Iran’s move to add 250,000 barrels daily signals further expansion, with Vice President Mohammad Reza Aref underscoring this increase’s role in stabilizing the nation’s economy and taming inflation.
However, while this influx could create a short-term surplus, OPEC+’s restraint aims to maintain balance through year-end, albeit amid demand-side headwinds.
U.S. Elections: A Key Factor for Oil’s Short-Term Outlook
The looming U.S. presidential election has injected an extra layer of uncertainty.
With polls indicating a close race, delays in results or contested outcomes could curb investors' risk appetite, especially in a market as large as the U.S. Post-election policies stand to impact oil demand, keeping crude prices in a narrow trading range as traders await clearer policy signals.
China’s Economic Moves and the Long-Term Impact on Oil
As the world’s largest oil importer, China’s economic policies hold sway over oil demand. New fiscal measures, including a stimulus package rumored to exceed 10 trillion yuan, aim to combat domestic slowdown.
Although these steps may not immediately influence oil prices, China's policies could elevate global demand in the medium to long term, especially if they spark an increase in imports.
Key Technical Levels to Watch in Brent and WTI Crude
Technical levels have become focal points for traders navigating recent volatility. For Brent, resistance at $80 led to a pullback to the $70 range.
The support found at $70 last week has sparked a short-term recovery, with $75.85 as a key resistance level to watch.
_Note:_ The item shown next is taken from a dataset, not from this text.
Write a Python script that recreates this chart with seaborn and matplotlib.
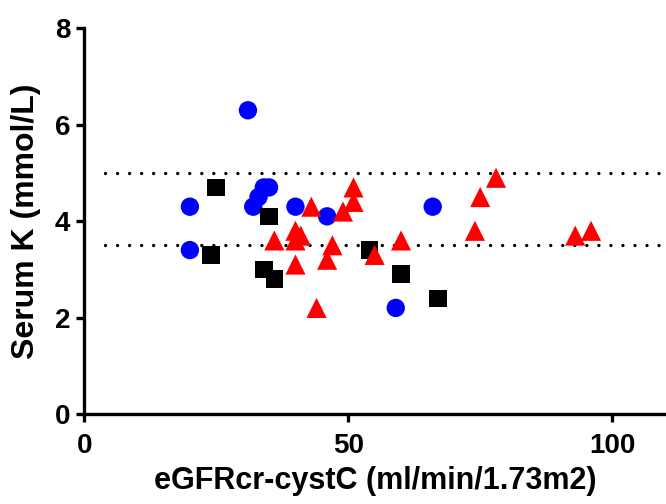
import numpy as np
import pandas as pd
import matplotlib
matplotlib.use('Agg')
import matplotlib.pyplot as plt
import seaborn as sns

sns.set_theme(style='white')
plt.rcParams['font.family'] = ['Liberation Sans', 'DejaVu Sans']
plt.rcParams['font.weight'] = 'bold'
plt.rcParams['text.color'] = 'black'
plt.rcParams['axes.labelcolor'] = 'black'

# blue circles
blue_x = [20, 20, 31, 32, 33, 34, 35, 40, 46, 66, 59]
blue_y = [4.3, 3.4, 6.3, 4.3, 4.5, 4.7, 4.7, 4.3, 4.1, 4.3, 2.2]
# black squares
black_x = [25, 35, 24, 34, 36, 54, 60, 67]
black_y = [4.7, 4.1, 3.3, 3.0, 2.8, 3.4, 2.9, 2.4]
# red triangles
red_x = [36, 40, 41, 40, 40, 43, 44, 46, 47, 49, 51, 51, 55, 60, 74, 75, 78, 93, 96]
red_y = [3.6, 3.8, 3.7, 3.6, 3.1, 4.3, 2.2, 3.2, 3.5, 4.2, 4.7, 4.4, 3.3, 3.6, 3.8, 4.5, 4.9, 3.7, 3.8]

ref_lines = [5.0, 3.5]
xticks = [0, 50, 100]
yticks = [0, 2, 4, 6, 8]

df = pd.concat([
    pd.DataFrame({'egfr': blue_x, 'k': blue_y, 'grp': 'blue'}),
    pd.DataFrame({'egfr': black_x, 'k': black_y, 'grp': 'black'}),
    pd.DataFrame({'egfr': red_x, 'k': red_y, 'grp': 'red'}),
])

fig = plt.figure(figsize=(6.66, 5.04), dpi=100)
ax = fig.add_axes([0.1266, 0.1786, 0.8734, 0.7652])

#dotted reference lines
for yv in ref_lines:
    ax.hlines(yv, 4, 110.2, colors='black', linewidth=2.4,
              linestyles=(0, (0.01, 3.6)), capstyle='round', zorder=1)

sns.scatterplot(data=df, x='egfr', y='k', hue='grp', style='grp', size='grp',
                palette={'blue': '#0000ff', 'black': '#000000', 'red': '#ff0000'},
                markers={'blue': 'o', 'black': 's', 'red': '^'},
                sizes={'blue': 175, 'black': 160, 'red': 210},
                linewidth=0, legend=False, ax=ax, zorder=3)

ax.set_xlim(0, 110.2)
ax.set_ylim(0, 8)
ax.set_xticks(xticks)
ax.set_yticks(yticks)
ax.set_xticklabels([str(t) for t in xticks])
ax.set_yticklabels([str(t) for t in yticks])

for side in ['top', 'right']:
    ax.spines[side].set_visible(False)
for side in ['left', 'bottom']:
    ax.spines[side].set_linewidth(2.4)
    ax.spines[side].set_color('black')

ax.tick_params(axis='both', which='major', direction='out', length=6, width=2.4,
               color='black', labelsize=20, labelcolor='black')
ax.tick_params(axis='x', pad=8, bottom=True)
ax.tick_params(axis='y', pad=4, left=True)

ax.set_xlabel('eGFRcr-cystC (ml/min/1.73m2)', fontsize=22, fontweight='bold', labelpad=5)
ax.set_ylabel('Serum K (mmol/L)', fontsize=23, fontweight='bold', labelpad=10)

fig.savefig('out.png', dpi=100)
Weekly closes above this level could open the door for a retest of $80, potentially signaling a broader economic recovery. A breakdown below $75, however, would put the $73 and even sub-$70 levels back in play.
For WTI, traders monitor $72.3 as the nearest resistance, with upside targets at $74.5 and $76.8. On the downside, key support zones are at $69.6, $67.85, and $65.15, setting the stage for possible trend reversals amid geopolitical fluctuations.
In summary, the crude oil market is caught in a delicate dance between OPEC+ supply controls, Iranian production, and looming macroeconomic forces like the U.S. elections and China's fiscal maneuvers.